Yossra Ashraf Helmy

Personal information
- Born: 3 December 1995 (age 30) Cairo, Egypt
- Years active: 2006-
- Parents: Nihal Meshref Ashraf Helmy

Sport
- Country: Egypt
- Sport: Table tennis
- Highest ranking: 44 (1 July 2023)
- Current ranking: 88 (15 July 2025)

Medal record
Women's table tennis
Representing Egypt
African Games
| Gold medal – first place | 2015 Brazzaville | Team |
| Gold medal – first place | 2019 Rabat | Team |
| Gold medal – first place | 2023 Accra | Team |
| Bronze medal – third place | 2019 Rabat | Doubles |
African Championships
| Gold medal – first place | 2024 Addis Ababa | Team |
| Bronze medal – third place | 2024 Addis Ababa | Singles |

= Yousra Abdel Razek =

Egyptian table tennis player (born 1995)

Yousra Abdel Razek (born 3 December 1995, in Cairo), also known as Yousra Helmy, is an Egyptian table tennis player.
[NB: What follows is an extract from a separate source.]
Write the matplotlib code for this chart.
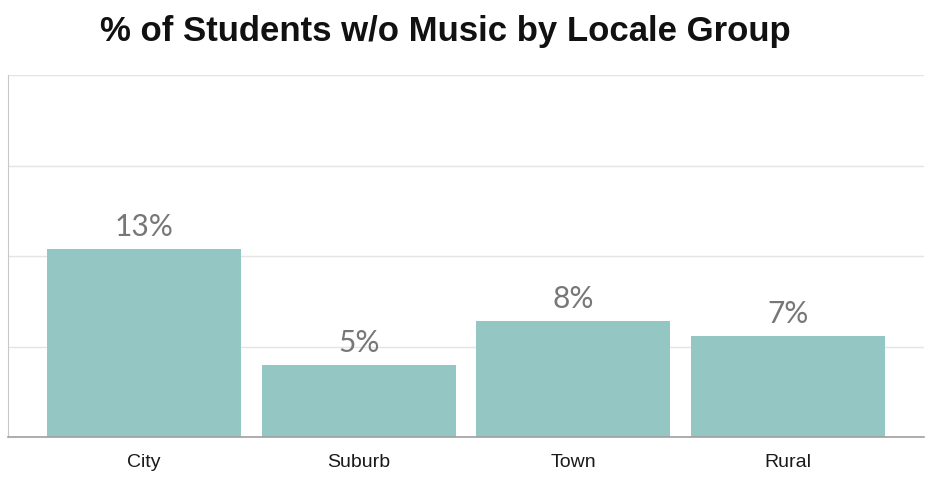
import numpy as np
import matplotlib
matplotlib.use("Agg")
from matplotlib import pyplot as plt

# data
locales = ["City", "Suburb", "Town", "Rural"]
pct_no_music = [13, 5, 8, 7]
bar_labels = ["13%", "5%", "8%", "7%"]

bar_color = "#94c6c3"

fig = plt.figure(figsize=(9.42, 4.84), dpi=100)
ax = fig.add_axes([8 / 942, 1 - 437 / 484, 916 / 942, 362 / 484])

x = np.arange(len(locales))
bars = ax.bar(x, pct_no_music, width=0.905, color=bar_color, zorder=2)

for b, lab in zip(bars, bar_labels):
    ax.text(b.get_x() + b.get_width() / 2, b.get_height() + 0.55, lab,
            ha="center", va="bottom", fontsize=21.5, color="#777777",
            family="Lato", zorder=3)

ax.set_xlim(-0.634, 3.634)
ax.set_ylim(0, 25)
ax.set_yticks([0, 6.25, 12.5, 18.75, 25])
ax.set_yticklabels([])
ax.tick_params(axis="y", length=0)
ax.grid(axis="y", color="#e4e4e4", linewidth=1, zorder=0)
ax.set_xticks(x)
ax.set_xticklabels(locales, fontsize=14, family="Liberation Sans", color="#1a1a1a")
ax.tick_params(axis="x", length=0, pad=12)

for s in ["top", "right"]:
    ax.spines[s].set_visible(False)
ax.spines["left"].set_color("#c8c8c8")
ax.spines["bottom"].set_color("#a0a0a0")
ax.spines["bottom"].set_linewidth(1.2)

fig.text(445 / 942, 1 - 32 / 484, "% of Students w/o Music by Locale Group",
         ha="center", va="center", fontsize=25, fontweight="bold",
         family="Liberation Sans", color="#111111")

fig.savefig("out.png", dpi=100)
She competed at the 2016 Summer Olympics as part of the Egyptian team in the women's team event. The team lost to Singapore in the first round.

She qualified to represent Egypt at the 2020 Summer Olympics where she played in 2 events, singles and women's teams.

She is the daughter of Olympic table tennis players Ashraf Helmy and Nihal Meshref.